JAN MOIR: Joanna Scanlan’s portrayal of love and loss is quietly transcendent 

Joanna Scanlan, known to most British audiences for her comic roles in television series, has never before been given such a plum lead role in a film. In After Love she does not disappoint. Her performance is extraordinary, a quiet but unforgettable portrayal of grief and betrayal.

She plays Mary, a kindly, placid woman who converted to Islam after falling in love with childhood sweetheart Ahmed (Nasser Memarzia). He is a ferry captain, sailing back and forth between their home in Dover and Calais.

Their marriage has been long and childless but happy and devout. Or so Mary thinks.

After his sudden death she discovers that her husband led a double life, with a French mistress and another home in Calais. Not only is his lover Genevieve younger and prettier than Mary, she and Ahmed have a son together.

Mary sails off to confront Genevieve, who assumes this veiled woman in a salwar kameez snooping around her front door is her new cleaning lady. Mary says yes and takes the job, giving her access to her late husband’s secret second home.

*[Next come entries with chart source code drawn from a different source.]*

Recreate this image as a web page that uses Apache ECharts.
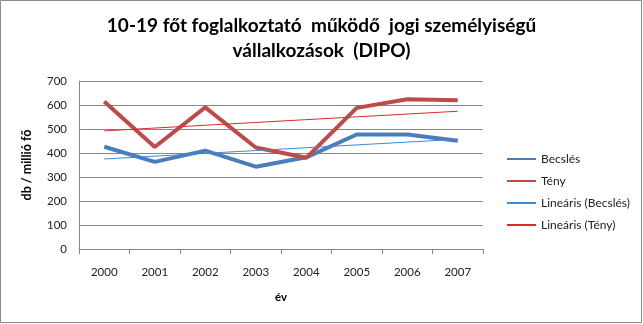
<!DOCTYPE html>
<html>
<head>
<meta charset="utf-8">
<script src="https://cdn.jsdelivr.net/npm/echarts@6/dist/echarts.min.js"></script>
<style>
  html, body { margin: 0; padding: 0; background: #fff; }
  #chart { width: 643px; height: 324px; }
</style>
</head>
<body>
<div id="chart"></div>
<script>
// Years on the category axis
const years = ['2000', '2001', '2002', '2003', '2004', '2005', '2006', '2007'];
// Estimated vs. actual counts (db / millió fő)
const becsles = [426, 363, 410, 343, 382, 477, 477, 451];
const teny = [615, 425, 590, 423, 380, 588, 624, 620];
// Value axis range
const yMin = 0, yMax = 700, yStep = 100;

// Least-squares linear trend over the category index
function linearTrend(values) {
  const n = values.length;
  let sx = 0, sy = 0, sxx = 0, sxy = 0;
  values.forEach((v, i) => { sx += i; sy += v; sxx += i * i; sxy += i * v; });
  const slope = (n * sxy - sx * sy) / (n * sxx - sx * sx);
  const icpt = (sy - slope * sx) / n;
  return values.map((_, i) => +(icpt + slope * i).toFixed(2));
}

const FONT = 'Lato, "Open Sans", sans-serif';
const chart = echarts.init(document.getElementById('chart'), null, { renderer: 'canvas' });

chart.setOption({
  animation: false,
  backgroundColor: '#ffffff',
  title: {
    text: '10-19 főt foglalkoztató  működő  jogi személyiségű\nvállalkozások  (DIPO)',
    left: 'center',
    top: 8,
    textStyle: { fontFamily: FONT, fontSize: 19, fontWeight: 'bold', color: '#000', lineHeight: 25 }
  },
  graphic: [{
    type: 'rect',
    shape: { x: 0.5, y: 0.5, width: 641, height: 322 },
    style: { fill: 'none', stroke: '#8c8c8c', lineWidth: 1 },
    silent: true
  }],
  legend: {
    orient: 'vertical',
    left: 501,
    top: 148,
    itemWidth: 29,
    itemHeight: 10,
    itemGap: 10,
    itemStyle: { opacity: 0 },
    textStyle: { fontFamily: FONT, fontSize: 12, color: '#222' },
    data: ['Becslés', 'Tény', 'Lineáris (Becslés)', 'Lineáris (Tény)']
  },
  grid: { left: 79, right: 160, top: 81, bottom: 75, containLabel: false },
  xAxis: {
    type: 'category',
    data: years,
    boundaryGap: true,
    name: 'év',
    nameLocation: 'middle',
    nameGap: 42,
    nameTextStyle: { fontFamily: FONT, fontSize: 11.5, fontWeight: 'bold', color: '#000' },
    axisLine: { lineStyle: { color: '#868686' } },
    axisTick: { show: true, length: 5, lineStyle: { color: '#868686' } },
    axisLabel: { fontFamily: FONT, fontSize: 11.5, color: '#222', margin: 17 }
  },
  yAxis: {
    type: 'value',
    min: yMin, max: yMax, interval: yStep,
    name: 'db / millió fő',
    nameLocation: 'middle',
    nameGap: 46,
    nameRotate: 90,
    nameTextStyle: { fontFamily: FONT, fontSize: 12.5, fontWeight: 'bold', color: '#000' },
    axisLine: { show: true, lineStyle: { color: '#868686' } },
    axisTick: { show: false },
    splitLine: { lineStyle: { color: '#878787', width: 1 } },
    axisLabel: { fontFamily: FONT, fontSize: 11.5, color: '#222', margin: 12 }
  },
  series: [
    {
      name: 'Becslés', type: 'line', data: becsles, symbol: 'none',
      lineStyle: { color: '#4A7EBB', width: 4 }, itemStyle: { color: '#4A7EBB' }, z: 3
    },
    {
      name: 'Tény', type: 'line', data: teny, symbol: 'none',
      lineStyle: { color: '#BE4B48', width: 4 }, itemStyle: { color: '#BE4B48' }, z: 3
    },
    {
      name: 'Lineáris (Becslés)', type: 'line', data: linearTrend(becsles), symbol: 'none',
      lineStyle: { color: '#3A8AD6', width: 1 }, itemStyle: { color: '#3A8AD6' }, z: 4
    },
    {
      name: 'Lineáris (Tény)', type: 'line', data: linearTrend(teny), symbol: 'none',
      lineStyle: { color: '#D92B2B', width: 1 }, itemStyle: { color: '#D92B2B' }, z: 4
    }
  ]
});
</script>
</body>
</html>
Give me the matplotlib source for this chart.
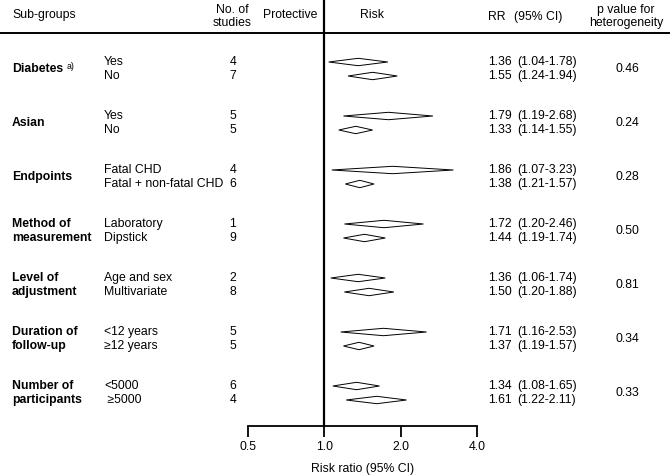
import matplotlib
matplotlib.use("Agg")
import matplotlib.pyplot as plt
from matplotlib.patches import Polygon

plt.rcParams["font.family"] = ["Liberation Sans", "DejaVu Sans"]

# ---------------------------------------------------------------------------
# Data
# ---------------------------------------------------------------------------

groups = [
    "Diabetes",
    "Asian",
    "Endpoints",
    "Method of\nmeasurement",
    "Level of\nadjustment",
    "Duration of\nfollow-up",
    "Number of\nparticipants",
]
subgroups = [
    "Yes", "No",
    "Yes", "No",
    "Fatal CHD", "Fatal + non-fatal CHD",
    "Laboratory", "Dipstick",
    "Age and sex", "Multivariate",
    "<12 years", "\u226512 years",
    "<5000", " \u22655000",
]
n_studies = [4, 7, 5, 5, 4, 6, 1, 9, 2, 8, 5, 5, 6, 4]
rr = [1.36, 1.55, 1.79, 1.33, 1.86, 1.38, 1.72, 1.44, 1.36, 1.50, 1.71, 1.37, 1.34, 1.61]
ci_low = [1.04, 1.24, 1.19, 1.14, 1.07, 1.21, 1.20, 1.19, 1.06, 1.20, 1.16, 1.19, 1.08, 1.22]
ci_high = [1.78, 1.94, 2.68, 1.55, 3.23, 1.57, 2.46, 1.74, 1.74, 1.88, 2.53, 1.57, 1.65, 2.11]
p_het = ["0.46", "0.24", "0.28", "0.50", "0.81", "0.34", "0.33"]
x_ticks = [0.5, 1.0, 2.0, 4.0]
x_tick_labels = ["0.5", "1.0", "2.0", "4.0"]

# ---------------------------------------------------------------------------
# Layout (pixel units of a 670 x 475 canvas)
# ---------------------------------------------------------------------------

W, H = 670, 475
FS = 8.8
FIRST_ROW = 62
GROUP_STEP = 54
ROW_STEP = 14
AXIS_Y = 426
PLOT_LEFT, PLOT_RIGHT = 248, 477
HALF_H = 3.7


def row_y(i):
    return FIRST_ROW + GROUP_STEP * (i // 2) + ROW_STEP * (i % 2)


fig = plt.figure(figsize=(W / 100, H / 100), dpi=100)
bg = fig.add_axes([0, 0, 1, 1])
bg.set_xlim(0, W)
bg.set_ylim(H, 0)
bg.axis("off")

# header
bg.axhline(33, color="black", lw=1.4)
bg.text(12, 15, "Sub-groups", fontsize=FS, va="center", ha="left")
bg.text(232, 10, "No. of", fontsize=FS, va="center", ha="center")
bg.text(232, 23, "studies", fontsize=FS, va="center", ha="center")
bg.text(290, 15, "Protective", fontsize=FS, va="center", ha="center")
bg.text(372, 15, "Risk", fontsize=FS, va="center", ha="center")
bg.text(488, 17, "RR", fontsize=FS, va="center", ha="left")
bg.text(514, 17, "(95% CI)", fontsize=FS, va="center", ha="left")
bg.text(626, 10, "p value for", fontsize=FS, va="center", ha="center")
bg.text(626, 23, "heterogeneity", fontsize=FS, va="center", ha="center")

# group labels and p values
for g, label in enumerate(groups):
    y0 = row_y(2 * g)
    y1 = row_y(2 * g + 1)
    lines = label.split("\n")
    if len(lines) == 1:
        t = bg.text(12, (y0 + y1) / 2, label, fontsize=FS, fontweight="bold",
                    va="center", ha="left")
        if g == 0:
            bg.annotate("a)", xy=(1, 0.5), xycoords=t, xytext=(2.5, -1.5),
                        textcoords="offset points", fontsize=6.3, va="bottom")
    else:
        bg.text(12, y0, lines[0], fontsize=FS, fontweight="bold", va="center", ha="left")
        bg.text(12, y1, lines[1], fontsize=FS, fontweight="bold", va="center", ha="left")
    bg.text(627, (y0 + y1) / 2, p_het[g], fontsize=FS, va="center", ha="center")

# rows
for i, label in enumerate(subgroups):
    y = row_y(i)
    bg.text(104, y, label, fontsize=FS, va="center", ha="left")
    bg.text(233, y, str(n_studies[i]), fontsize=FS, va="center", ha="center")
    bg.text(488, y, f"{rr[i]:.2f}", fontsize=FS, va="center", ha="left")
    bg.text(517, y, f"({ci_low[i]:.2f}-{ci_high[i]:.2f})", fontsize=FS,
            va="center", ha="left")

# forest panel with log-scaled risk ratio axis
ax = fig.add_axes([PLOT_LEFT / W, (H - AXIS_Y) / H,
                   (PLOT_RIGHT - PLOT_LEFT) / W, AXIS_Y / H])
ax.patch.set_visible(False)
ax.set_xscale("log")
ax.set_xlim(x_ticks[0], x_ticks[-1])
ax.set_ylim(AXIS_Y, 0)
for side in ["left", "right", "top"]:
    ax.spines[side].set_visible(False)
ax.spines["bottom"].set_linewidth(1.3)
ax.set_yticks([])
ax.minorticks_off()
ax.set_xticks(x_ticks)
ax.set_xticklabels(x_tick_labels, fontsize=FS)
ax.tick_params(axis="x", direction="out", length=8, width=1.3, pad=3)
ax.set_xlabel("Risk ratio (95% CI)", fontsize=FS, labelpad=7)
ax.axvline(1.0, color="black", lw=1.6, clip_on=False)

for i in range(len(rr)):
    y = row_y(i)
    diamond = Polygon(
        [(ci_low[i], y), (rr[i], y - HALF_H), (ci_high[i], y), (rr[i], y + HALF_H)],
        closed=True, facecolor="white", edgecolor="black", lw=0.7,
    )
    ax.add_patch(diamond)

fig.savefig("out.png", dpi=100, facecolor="white")
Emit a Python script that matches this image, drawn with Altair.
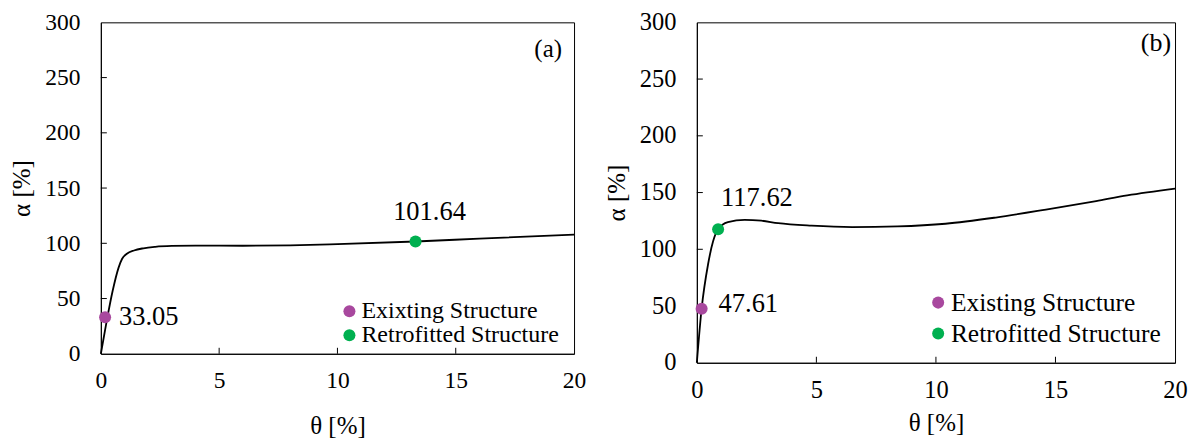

There isn’t a huge amount of dialogue in the scenes that follow. No breast-beating, no tear-drenched angst, no clenched histrionics. Instead, Mary’s scrubbed, plain face reveals every mote of her pain as she drifts from room to room. She finds a photograph of Ahmed drinking beer, and her eyes widen at this deeper layer of betrayal.

She examines her pudgy body in the mirror, comparing it to Genevieve’s smooth curves. She finds her dead husband’s shirts in the laundry basket of another woman’s home, and nearly breaks down.

In all of this, Joanna Scanlan is quietly transcendent, depicting a woman who must face the truth that all her assumptions about her world were wrong, and that she must now negotiate a new reality.

After Love was one of the first films I saw after lockdown last year. Although it might sound rather depressing, the opposite is true.

I left the cinema with more faith in humanity rather than less, and this was due to Joanna Scanlan’s dazzling turn as a woman who finds that after love there can be more love, if you look hard enough.